Cindy Adams

Cindy Adams

Movies

Chloë Grace Moretz changed her look for ‘Greta’

Awards done. Newies start. Comes now “Greta.” Thriller killer diller. Suspense. Spooky. Psychological. Itty bitty gritty.

Nice little girl — Chloë Grace Moretz — returns a lost purse to a not nice older lady — Isabelle Huppert. Its director Neil Jordan won an Oscar for “The Crying Game.” His brown coat, gray pants, tieless shirt and shloompy scarf won’t win a costume award.

Jordan: “How I created this script? I’m a writer. If inspiration fails, you just write. Every day, all day. Mornings, evenings, whichever on whatever. Computer. Notebooks. I go to sleep writing. Most is rubbish. Trick is to know what’s rubbish. I rewrote this to make it scarier.”

“Sometimes you don’t even get to eat. I used to smoke. Now I have the vape. Then suddenly somebody tells you ‘yes,’ and that person is suddenly a producer.”

Where’s his Oscar?

“On my mantelpiece in Ireland. The gold’s coming off it.”
With off-Broadway’s “The Mother” starting previews, Huppert did not show.

Beautiful Moretz did. Her short skirt barely covered the eyebrows. A graduate of spooky films starting with “The Amityville Horror,” she said: “When Neil brought me this script, I loved it and immediately put myself in the part, although I didn’t know Isabelle. I changed my look to play a young woman who recently lost her mother. In it I grow close to this eccentric lonely piano teacher and then things go way off.”

“Shooting here was great. My dog and I lived here two years. I love New York.”

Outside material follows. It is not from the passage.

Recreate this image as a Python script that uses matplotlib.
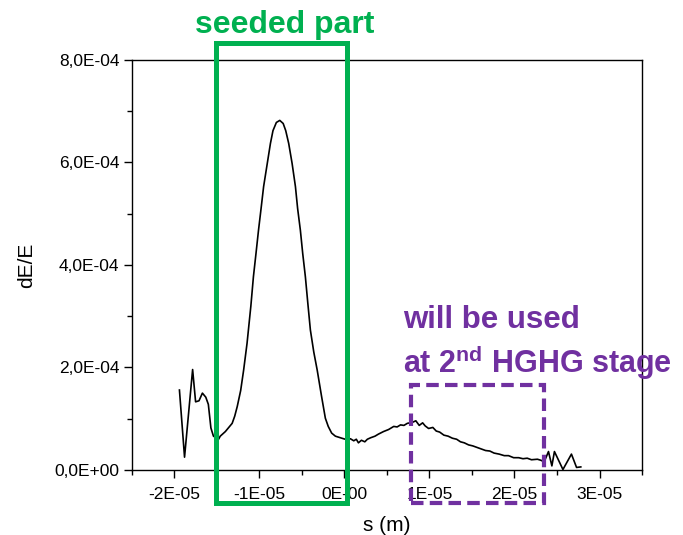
import matplotlib
matplotlib.use("Agg")
import matplotlib.pyplot as plt
from matplotlib.patches import Rectangle
from matplotlib.ticker import MultipleLocator

plt.rcParams["font.family"] = ["Liberation Sans", "DejaVu Sans"]
plt.rcParams["mathtext.fontset"] = "custom"
plt.rcParams["mathtext.rm"] = "Liberation Sans"
plt.rcParams["mathtext.bf"] = "Liberation Sans:bold"

# energy modulation profile, s in 1e-5 m, dE/E in 1e-4
s_pos = [-1.94, -1.88, -1.785, -1.75, -1.71, -1.67, -1.63, -1.60, -1.57, -1.54,
         -1.48, -1.46, -1.40, -1.32, -1.29, -1.26, -1.22, -1.185, -1.145, -1.10,
         -1.07, -1.04, -1.01, -0.98, -0.95, -0.91, -0.87, -0.84, -0.80, -0.76,
         -0.72, -0.69, -0.655, -0.615, -0.576, -0.55, -0.518, -0.49, -0.459,
         -0.43, -0.40, -0.36, -0.32, -0.27, -0.224, -0.19, -0.15, -0.106, -0.03,
         0.03, 0.07, 0.11, 0.14, 0.165, 0.20, 0.24,
         0.27, 0.31, 0.36, 0.40, 0.46, 0.52, 0.58, 0.62, 0.66, 0.70, 0.74, 0.80,
         0.84, 0.88, 0.92, 0.95, 0.99, 1.04, 1.08, 1.12, 1.17, 1.22, 1.27, 1.32,
         1.365, 1.41, 1.46, 1.51, 1.56, 1.61, 1.66, 1.71, 1.76, 1.82, 1.88, 1.93,
         1.99, 2.05, 2.10, 2.15, 2.20, 2.27, 2.31, 2.35, 2.40, 2.44, 2.47, 2.57,
         2.67, 2.73, 2.78]
de_e = [1.56, 0.25, 1.96, 1.33, 1.35, 1.50, 1.42, 1.28, 0.82, 0.66,
        0.60, 0.66, 0.75, 0.91, 1.05, 1.24, 1.55, 1.95, 2.47, 3.20,
        3.77, 4.22, 4.68, 5.10, 5.53, 5.95, 6.37, 6.62, 6.78, 6.82,
        6.76, 6.62, 6.37, 5.98, 5.53, 5.10, 4.68, 4.22, 3.77,
        3.25, 2.73, 2.30, 1.95, 1.45, 1.01, 0.85, 0.72, 0.66, 0.62,
        0.59, 0.61, 0.57, 0.60, 0.53, 0.58, 0.55,
        0.60, 0.63, 0.66, 0.70, 0.75, 0.79, 0.85, 0.84, 0.88, 0.87, 0.91, 0.93,
        0.96, 0.87, 0.92, 0.86, 0.81, 0.83, 0.76, 0.74, 0.68, 0.66, 0.62, 0.60,
        0.55, 0.53, 0.49, 0.47, 0.44, 0.41, 0.38, 0.37, 0.33, 0.31, 0.28, 0.28,
        0.24, 0.24, 0.22, 0.23, 0.20, 0.21, 0.19, 0.16, 0.36, 0.08, 0.36, 0.01,
        0.31, 0.05, 0.06]

x_ticks = [-2, -1, 0, 1, 2, 3]
x_tick_labels = ["-2E-05", "-1E-05", "0E-00", "1E-05", "2E-05", "3E-05"]
y_ticks = [0, 2, 4, 6, 8]
y_tick_labels = ["0,0E+00", "2,0E-04", "4,0E-04", "6,0E-04", "8,0E-04"]

GREEN = "#00B050"
PURPLE = "#7030A0"

fig = plt.figure(figsize=(6.83, 5.35), dpi=100)
ax = fig.add_axes([0.193, 0.1215, 0.747, 0.7665])

ax.plot(s_pos, de_e, color="black", linewidth=1.2)

ax.set_xlim(-2.5, 3.5)
ax.set_ylim(0, 8)
ax.set_xticks(x_ticks)
ax.set_xticklabels(x_tick_labels)
ax.set_yticks(y_ticks)
ax.set_yticklabels(y_tick_labels)
ax.xaxis.set_minor_locator(MultipleLocator(0.5))
ax.yaxis.set_minor_locator(MultipleLocator(1))
ax.tick_params(which="both", direction="out", top=False, right=False,
               labelsize=12.5, width=1.0)
ax.tick_params(which="major", length=6)
ax.tick_params(axis="x", which="major", pad=6)
ax.tick_params(axis="y", which="major", pad=3)
ax.tick_params(which="minor", length=3.5)
for sp in ax.spines.values():
    sp.set_linewidth(1.0)

ax.set_xlabel("s (m)", fontsize=15, labelpad=10)
ax.set_ylabel("dE/E", fontsize=15, labelpad=13)

# highlighted regions (drawn past the axes)
ax.add_patch(Rectangle((-1.506, -0.644), 1.541, 8.977, fill=False,
                       edgecolor=GREEN, linewidth=3.6, clip_on=False,
                       zorder=5))
ax.add_patch(Rectangle((0.788, -0.644), 1.565, 2.304, fill=False,
                       edgecolor=PURPLE, linewidth=3.0, linestyle=(0, (3, 1.5)),
                       clip_on=False, zorder=5))

fig.text(285 / 683, 1 - 33 / 535, "seeded part", color=GREEN, fontsize=23,
         fontweight="bold", ha="center", va="baseline")
fig.text(403 / 683, 1 - 328 / 535, "will be used", color=PURPLE, fontsize=22.5,
         fontweight="bold", ha="left", va="baseline")
fig.text(403 / 683, 1 - 373 / 535, r"at 2$^{\mathbf{nd}}$ HGHG stage",
         color=PURPLE, fontsize=22, fontweight="bold", ha="left", va="baseline")

fig.savefig("out.png", dpi=100)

Grey wants to fiddle all over

Tony winner Joel Grey’s Yiddish “Fiddler on the Roof” — so good it rates four bagels — opened a 16-week run at Theater Row’s Stage 42 a k a the Little Shubert. No Broadway house available, or it could’ve grabbed Best Revival of a Musical. All theaters are booked. Old, historic, nobody wants to build another. Three shades of Grey showed: daughter Jennifer, grandchild Stella and Joel remembered his dad, klezmer star Mickey Katz. They toasted in the engraved Tiffany Champagne glasses he gave his “George M!” cast in 1968. The show’s headed for Chicago and LA. Joel: “I want it to play Berlin.”

OK, Listen Up

Jonah Hill: “Kids have pinups on their walls. I had Martin Scorsese.” . . . INNER Circle’s annual politico spoof, on April 27, is titled “Off the Rails.” . . . PALM Beach airport. Arbiter of style Simon Doonan in white jeans pushing a silver wheely, heading — well, naturally, back to NYC . . . SCARLET Lady, Virgin’s new 2020 ship, will have two resident tattoo artists onboard. And passenger Bruce Littlefield . . . MASTER Tin-Sun, who brought feng shui to the Times Square and Columbus Circle redo, got honored at Carnegie Hall’s Year of the Pig gala.

‘Hair’ raising

It’s Black History Month, so a Minneapolis theater revived rock’s ’60’s hippie, sexy, druggy, anti-Vietnam, anti-flag, bohemian Age of Aquarius, racially integrated musical “Hair,” which has starred Heather MacRae and Diane Keaton. James Fragale’s beautiful black contract singer, Melba Moore, was first to go nude onstage. It’s famous. They’re famous. And Fragale’s new book is called “Breakthroughs.”

Dems dither

DIM Dems have Elizabeth Warren, whom her tribe calls Little Feather, Burbling Biden, who puts his foot in whatever he steps in and last time out lost badly, and Baloney Sanders who’s full of his first name.

And who honeymooned where? Florida? No. Too sunny. Paris? No. Too far. Bahamas? No. Too near. Niagara Falls? No. Too wet. The Soviet Union? Our country’s doing good.


Watching “Mission: Impossible Six” a guy said: “Tom Cruise’s real mission? To figure out the plot of ‘Mission: Impossible ONE.’ ”

Only in New York, kids, only in New York.